Berkeley Passes Urgency Ordinance Ahead of Protests
As Berkeley braces for another alt-right rally at Martin Luther King Jr. Civic Center Park on Sunday, city council members have made changes to way the city responds to unauthorized demonstrations.
In a 7 to 1 vote Friday, the City Council gave the city manager more power to issue rules for protests in which organizers have not received a permit. That includes banning items that could be used as a weapon.
The Berkeley municipal code previously allowed officials to impose rules on unauthorized events in public parks, as they did April 15, when police prohibited an array of items — from eggs and baseball bats to ice picks and rocks — from coming into Martin Luther King Jr. Civic Center Park.
But if demonstrators spilled onto sidewalks and streets outside the park, as they did in April, the police lost their authority to seize the weapons.

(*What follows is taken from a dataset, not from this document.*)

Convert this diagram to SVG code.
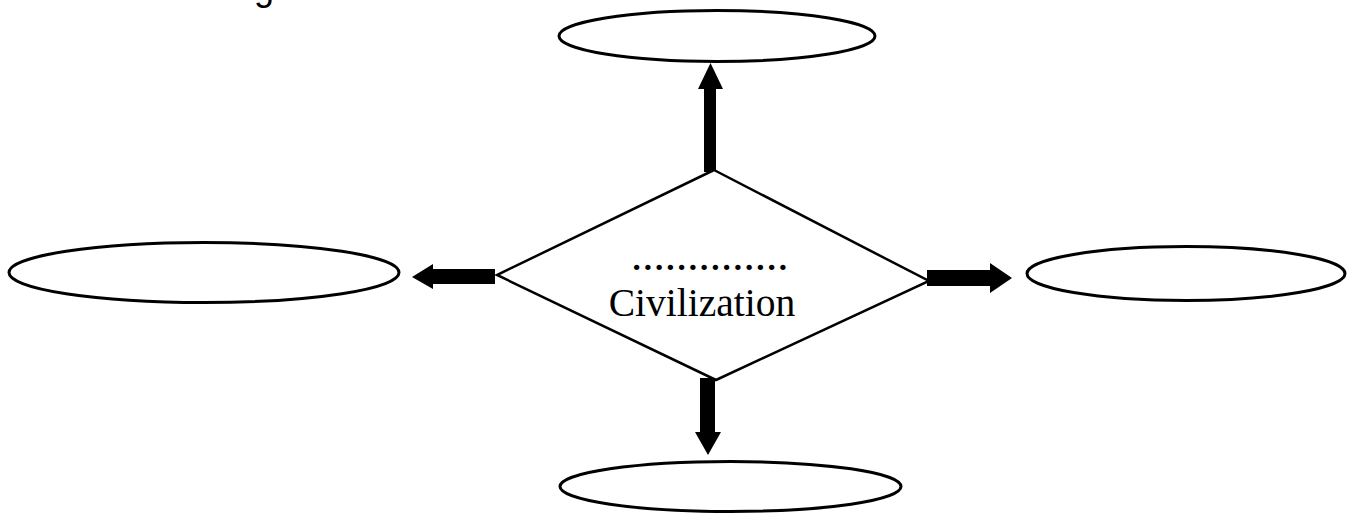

The ordinance passed Friday, which immediately went into effect, eliminates that restriction, according to the proposal, to preserve “public peace, health, and safety.”
Not everyone was in favor of Friday’s vote. Some members of the public worried it would give too much power to local police. To address those concerns, the council added some amendments including a sunset date of Dec. 31.
Berkeley’s next protest, which has been described as an “anti-communist” rally, is the fourth of its kind this year. The last event in April turned ugly, as members of the alt-right clashed with counter-protesters from the far left Antifa group. Two individuals are facing criminal charges in Alameda County as a result.
Law enforcement officials from across the Bay Area will mobilize to assist Berkeley with its upcoming rally if necessary. Mayor Jesse Arreguin has asked residents to stay away from the protests.